Note: Pathe newsreels has an archive recording of this speech, alongside others given by West Berlin politicians on that day, on Youtube (accessible here).

So, to summarise:

"Why did the Soviets allow to American airlift into East Berlin to be so successful? Why would they allow it to occur at all?"

The Soviets could not stop the Allied airlift into West Berlin (not East Berlin) to be successful because they had previously agreed to keep the air corridors open without any exception. To do so would mean risking war, and neither the Soviets nor the Western Allies wanted to risk armed hostilities against each other after the destruction of the war they had just ended together. Though there were certainly military, economical, and political attempts to stop the blockade or to lessen its effect on the West Berliners' opposition to Soviet control of Berlin as a whole, these did not bear much success and were on the whole a fruitless effort. Hope this response helps, and feel free to ask any follow-up questions on this interesting event of the early Cold War as you see fit!

Sources

Brunhaver, John Steven. Lifeline from the Sky: The Doctrinal Implications of Supplying an Enclave from the Air. Report. Air University Press, 1996. 21-32. Accessed March 11, 2021. http://www.jstor.org/stable/resrep13825.9.

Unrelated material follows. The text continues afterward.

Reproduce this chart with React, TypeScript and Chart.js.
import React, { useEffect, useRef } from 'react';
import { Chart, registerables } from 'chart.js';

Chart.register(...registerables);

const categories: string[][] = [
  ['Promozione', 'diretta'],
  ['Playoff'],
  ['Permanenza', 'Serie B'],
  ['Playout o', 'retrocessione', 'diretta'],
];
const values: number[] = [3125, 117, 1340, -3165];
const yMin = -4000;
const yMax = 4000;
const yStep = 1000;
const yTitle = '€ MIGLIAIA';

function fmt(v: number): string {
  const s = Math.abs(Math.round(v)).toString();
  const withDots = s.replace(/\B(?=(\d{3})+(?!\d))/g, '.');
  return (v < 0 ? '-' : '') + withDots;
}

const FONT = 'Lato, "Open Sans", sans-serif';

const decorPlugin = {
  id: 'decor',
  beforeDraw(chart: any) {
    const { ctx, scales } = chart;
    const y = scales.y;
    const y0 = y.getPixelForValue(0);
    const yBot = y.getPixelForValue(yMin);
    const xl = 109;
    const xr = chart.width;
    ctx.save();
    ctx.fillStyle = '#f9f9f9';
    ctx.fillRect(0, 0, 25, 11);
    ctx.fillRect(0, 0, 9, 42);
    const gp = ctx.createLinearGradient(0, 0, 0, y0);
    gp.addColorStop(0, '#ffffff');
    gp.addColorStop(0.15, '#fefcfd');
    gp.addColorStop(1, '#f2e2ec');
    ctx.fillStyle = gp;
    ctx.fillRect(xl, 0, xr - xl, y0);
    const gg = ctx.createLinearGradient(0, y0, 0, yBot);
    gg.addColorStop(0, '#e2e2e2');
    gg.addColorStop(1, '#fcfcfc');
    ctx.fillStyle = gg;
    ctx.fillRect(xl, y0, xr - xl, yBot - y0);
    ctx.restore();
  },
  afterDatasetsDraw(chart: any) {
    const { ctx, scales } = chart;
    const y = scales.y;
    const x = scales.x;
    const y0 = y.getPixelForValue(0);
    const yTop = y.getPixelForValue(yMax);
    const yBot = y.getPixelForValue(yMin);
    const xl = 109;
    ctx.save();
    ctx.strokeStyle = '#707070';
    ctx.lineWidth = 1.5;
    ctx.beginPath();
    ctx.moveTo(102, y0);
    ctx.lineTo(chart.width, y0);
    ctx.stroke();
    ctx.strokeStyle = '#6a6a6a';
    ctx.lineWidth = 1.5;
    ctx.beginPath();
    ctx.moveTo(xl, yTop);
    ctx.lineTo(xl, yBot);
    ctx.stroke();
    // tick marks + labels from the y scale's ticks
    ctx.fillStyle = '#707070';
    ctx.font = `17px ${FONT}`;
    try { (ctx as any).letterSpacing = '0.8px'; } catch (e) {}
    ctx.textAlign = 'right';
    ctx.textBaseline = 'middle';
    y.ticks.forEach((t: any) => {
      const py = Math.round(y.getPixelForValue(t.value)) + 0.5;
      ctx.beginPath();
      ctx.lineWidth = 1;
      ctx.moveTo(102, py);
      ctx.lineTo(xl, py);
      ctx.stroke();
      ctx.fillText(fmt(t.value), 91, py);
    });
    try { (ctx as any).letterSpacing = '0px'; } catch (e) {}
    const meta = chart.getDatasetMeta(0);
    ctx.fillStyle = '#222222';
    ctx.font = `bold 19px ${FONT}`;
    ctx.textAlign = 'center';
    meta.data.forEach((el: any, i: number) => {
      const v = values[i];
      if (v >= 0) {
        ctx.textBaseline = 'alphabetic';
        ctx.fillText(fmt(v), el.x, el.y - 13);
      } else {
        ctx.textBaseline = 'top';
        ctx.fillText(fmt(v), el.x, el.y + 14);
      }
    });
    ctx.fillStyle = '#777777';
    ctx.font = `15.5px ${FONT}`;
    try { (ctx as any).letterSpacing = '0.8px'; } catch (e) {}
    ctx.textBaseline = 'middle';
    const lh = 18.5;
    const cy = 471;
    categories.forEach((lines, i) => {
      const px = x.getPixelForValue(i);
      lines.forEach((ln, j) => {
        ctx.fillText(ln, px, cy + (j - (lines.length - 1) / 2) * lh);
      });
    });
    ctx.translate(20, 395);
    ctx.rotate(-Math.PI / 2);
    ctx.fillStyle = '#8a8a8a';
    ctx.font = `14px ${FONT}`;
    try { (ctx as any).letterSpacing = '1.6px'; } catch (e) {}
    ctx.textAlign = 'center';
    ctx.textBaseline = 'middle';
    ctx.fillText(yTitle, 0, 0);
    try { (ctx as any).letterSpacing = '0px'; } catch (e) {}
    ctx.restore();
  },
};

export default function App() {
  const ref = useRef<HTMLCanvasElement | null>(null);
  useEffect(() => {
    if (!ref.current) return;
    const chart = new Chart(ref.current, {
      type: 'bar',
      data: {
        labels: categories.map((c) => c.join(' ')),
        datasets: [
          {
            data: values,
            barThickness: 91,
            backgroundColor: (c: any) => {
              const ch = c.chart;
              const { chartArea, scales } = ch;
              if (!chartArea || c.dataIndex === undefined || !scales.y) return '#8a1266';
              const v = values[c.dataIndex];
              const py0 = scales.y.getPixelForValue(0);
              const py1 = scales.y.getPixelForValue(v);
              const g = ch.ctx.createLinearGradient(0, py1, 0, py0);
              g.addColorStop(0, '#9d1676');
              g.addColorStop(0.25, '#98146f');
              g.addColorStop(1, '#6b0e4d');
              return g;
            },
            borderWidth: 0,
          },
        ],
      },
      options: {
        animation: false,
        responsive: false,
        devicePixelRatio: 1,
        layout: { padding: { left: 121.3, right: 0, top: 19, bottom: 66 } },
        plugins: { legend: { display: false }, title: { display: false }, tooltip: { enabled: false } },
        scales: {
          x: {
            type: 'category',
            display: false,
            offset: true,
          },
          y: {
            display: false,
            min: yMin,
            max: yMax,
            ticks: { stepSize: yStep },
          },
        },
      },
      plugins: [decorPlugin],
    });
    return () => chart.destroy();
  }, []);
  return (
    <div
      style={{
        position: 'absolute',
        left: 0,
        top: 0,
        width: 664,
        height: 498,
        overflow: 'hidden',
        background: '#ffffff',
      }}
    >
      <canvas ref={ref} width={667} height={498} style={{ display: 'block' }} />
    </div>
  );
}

"Enactments and Approved Papers of the Control Council and Coordinating Committee." Volume I (1945). Accessible online (free) here.

Gaddis, John Lewis. The Cold War: A New History. New York: Penguin Books, 2005.

Kershaw, Ian. To Hell and Back: Europe 1914-1949. New York: Penguin Books, 2015.

Miller, Roger G. To Save A City: The Berlin Airlift 1948-1949. 1998. Accessed online here (free).